- By Aalok Sensharma
- Thu, 09 Jan 2020 01:48 PM (IST)
- Source:JND
New Delhi | Jagran News Desk: Ahead of the presentation of the Union Budget 2020, Prime Minister Narendra Modi on Thursday met the economists and experts at the NITI Aayog to discuss the state of the economy and steps to be taken to revive the growth which is estimated to drop to 5 per cent during the current fiscal.
Apart from PM Modi, the meeting was attended by Home Minister Amit Shah, Union Minister Piyush Goyal, Road Transport and Highways Minister Nitin Gadkari, Niti Aayog Vice Chairman Rajiv Kumar, CEO Amitabh Kant and other senior officials of the think-tank.
Chairman of the Economic Advisory Council to the Prime Minister Bibek Debroy was also present at the meeting which discussed a host of issues, including those related to agriculture, infrastructure sectors.
Sources, quoted by news agency IANS, said that the dismal economic growth has forced the government to step on the gas ahead of the Union Budget 2020.

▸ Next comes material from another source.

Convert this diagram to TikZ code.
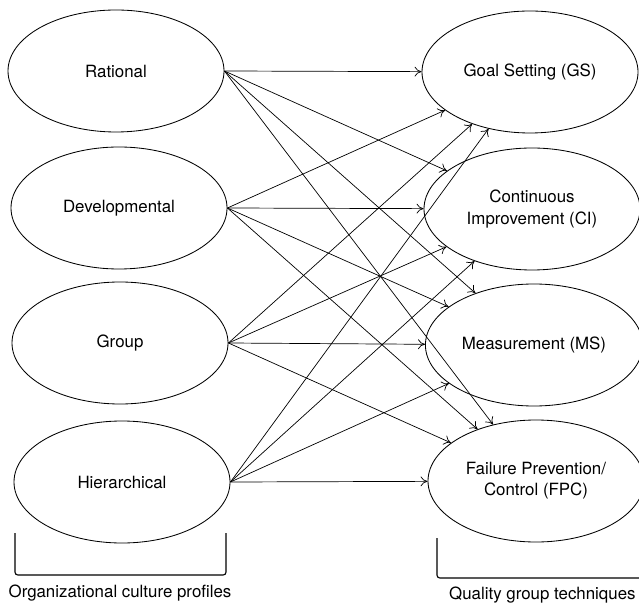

In the recent times, the Prime Minister met held two mega meetings taking feedback from top industry captains, as well as over 10 meetings with different industrialists.
The sources further said that each ministry has been asked to prepare a blueprint of five-year vision plans and the Prime Minister has also spent considerable time in reviewing them.
They have also said that PM Modi is certainly overseeing the sectoral bottlenecks to revive the economy and what can be done in Budget to help the stressed economy.
PM Modi has also sought to directly engage with people for their demands, aspirations and wishes from the Union Budget in reaching towards developmental growth.
“The Union Budget represents the aspirations of 130 crore Indians and lays out the path towards India's development. I invite you all to share your ideas and suggestions for this year's Budget on MyGov,” he tweeted on Wednesday.
The Union Budget 2020 will be presented by Finance Minister Nirmala Sitharaman on February 1. The expectations with the budget are high as it comes amid a deep downturn in the economy, led by little consumption, investment and lack of jobs.